Ricky calls to tell me everything is in order and that a veterinarian will be there soon. I pet the rescue horse on the cheek and press my forehead to hers. I ask who could fuck this up so much. It became clear that the horse was given to the ranch in order for the previous family to avoid these euthanasia charges. Ricky tells me that when he went to retrieve the horse in Bakersfield, it belonged to a young boy. The boy was allowed to spend the night with the horse one last time before she was taken away.
The vets drive onto the property and park beside the horse, opening up the bed of their truck, to remove a few kits. They shake our hands and prepare the euthanasia equipment, speaking in Spanish to David. They are solemn, I believe out of respect, but comfortingly confident in their assignment. One takes a large syringe and draws out cinchocaine hydrochloride for anesthesia. The rescue horse is trembling, so I try to calm her by petting her cheeks and neck.

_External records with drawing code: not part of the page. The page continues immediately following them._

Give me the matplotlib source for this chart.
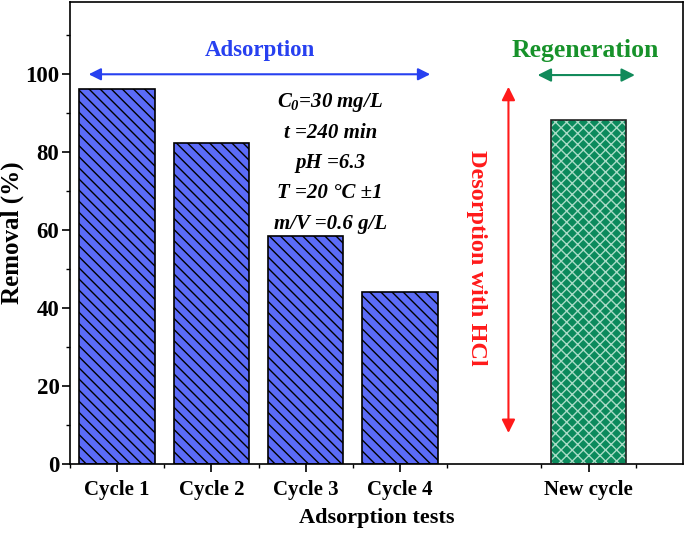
import matplotlib.pyplot as plt
import numpy as np

plt.rcParams['font.family'] = ['Liberation Serif', 'DejaVu Serif']
plt.rcParams['font.weight'] = 'bold'
plt.rcParams['axes.labelweight'] = 'bold'
plt.rcParams['mathtext.fontset'] = 'custom'
plt.rcParams['mathtext.it'] = 'Liberation Serif:bold:italic'
plt.rcParams['mathtext.rm'] = 'Liberation Serif:bold:italic'
plt.rcParams['hatch.linewidth'] = 1.0

# datos
ciclos = ['Cycle 1', 'Cycle 2', 'Cycle 3', 'Cycle 4']
remocion = [96.2, 82.4, 58.5, 44.2]
nuevo_ciclo = 'New cycle'
remocion_nuevo = 88.4
condiciones = ['$C_0$=30 mg/L', 't =240 min', 'pH =6.3',
               'T =20 °C ±1', 'm/V =0.6 g/L']

fig = plt.figure(figsize=(6.85, 5.33), dpi=100)
ax = fig.add_axes([0.102, 0.129, 0.895, 0.867])

x = np.arange(1, len(ciclos) + 1)
x_nuevo = len(ciclos) + 2

# barras de adsorcion
ax.bar(x, remocion, width=0.8, color='#5b6bf8', edgecolor='black',
       hatch='\\\\\\', linewidth=1.2, zorder=2)

# barra de regeneracion: trama blanca y borde negro aparte
ax.bar(x_nuevo, remocion_nuevo, width=0.8, color='#0b8a5c', edgecolor='#a9dcc6',
       hatch='xxx', linewidth=0, zorder=2)
ax.bar(x_nuevo, remocion_nuevo, width=0.8, color='none', edgecolor='#222222',
       linewidth=1.2, zorder=3)

# flechas y textos
ax.annotate('', xy=(0.67, 100), xytext=(4.35, 100),
            arrowprops=dict(arrowstyle='<|-|>', color='#2740f0', lw=1.5,
                            mutation_scale=18))
ax.text(2.52, 106, 'Adsorption', color='#2740f0', fontsize=16.5,
        ha='center', va='center')

ax.annotate('', xy=(5.43, 99.8), xytext=(6.52, 99.8),
            arrowprops=dict(arrowstyle='<|-|>', color='#118a5a', lw=1.5,
                            mutation_scale=20))
ax.text(5.96, 106, 'Regeneration', color='#17922a', fontsize=18.5,
        ha='center', va='center')

ax.annotate('', xy=(5.15, 97.5), xytext=(5.15, 7.3),
            arrowprops=dict(arrowstyle='<|-|>', color='#ff1a1a', lw=1.5,
                            mutation_scale=20))
ax.text(4.81, 53, 'Desorption with HCl', color='#ff1a1a', fontsize=17.5,
        rotation=-90, ha='center', va='center')

y_textos = [92.8, 84.9, 77.2, 69.5, 61.5]
for texto, yt in zip(condiciones, y_textos):
    ax.text(3.26, yt, texto, fontsize=15, style='italic', ha='center', va='center')

# ejes
ax.set_xlim(0.5, 7.0)
ax.set_ylim(0, 118.5)
ax.set_xticks(list(x) + [x_nuevo])
ax.set_xticklabels(ciclos + [nuevo_ciclo])
ax.set_xticks(np.arange(0.5, 7.0, 1.0), minor=True)
ax.set_yticks(np.arange(0, 101, 20))
ax.set_yticks(np.arange(10, 111, 20), minor=True)
ax.tick_params(axis='x', which='major', labelsize=15, length=6, width=1.2,
               direction='out', pad=5)
ax.tick_params(axis='y', which='major', labelsize=16.5, length=6, width=1.2,
               direction='out', pad=1.5)
ax.tick_params(axis='both', which='minor', length=3, width=1.0, direction='out')
ax.set_xlabel('Adsorption tests', fontsize=16, labelpad=6)
ax.set_ylabel('Removal (%)', fontsize=18)
ax.yaxis.set_label_coords(-0.075, 0.5)
for s in ax.spines.values():
    s.set_linewidth(1.2)

plt.savefig('out.png', dpi=100)
plt.close()
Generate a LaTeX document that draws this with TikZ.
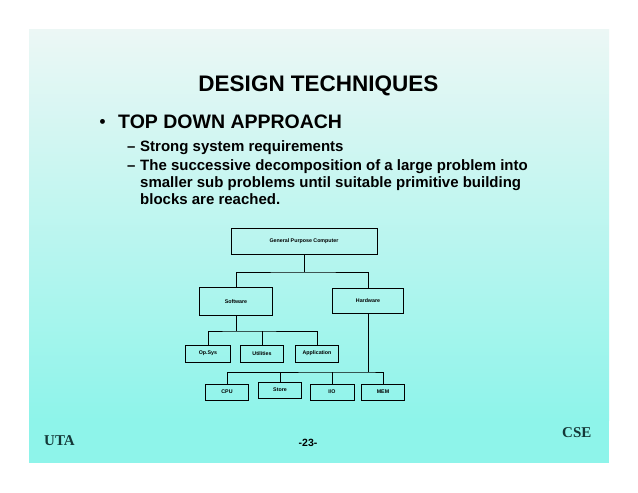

After the anesthetic is administered, the vets grab her by her neck and tail as she stumbles like a drunk before collapsing to the dirt, almost smashing her head against the stable wall. I kneel down to caress her cheek, as she lays there with her tongue hanging out and chest moving slower and slower. I clean the tears leaking down her face and hum as the vet cuts a small slit in her neck, drapes a bag of potassium chloride from a rope hook, and places the tube in her veins. For about 15 minutes the green liquid empties from the bag into her.
I look into her large, beautiful blue eye: its spellbinding ecosystem, with all its stunning articulations, its layers and dimensions, and its softest shimmer of pulsing light. How could we, all of us, fail so terribly?
Slowly, she stops breathing as life departs. As the disposal truck carries her away, David cries and I hug him, patting him on the shoulder.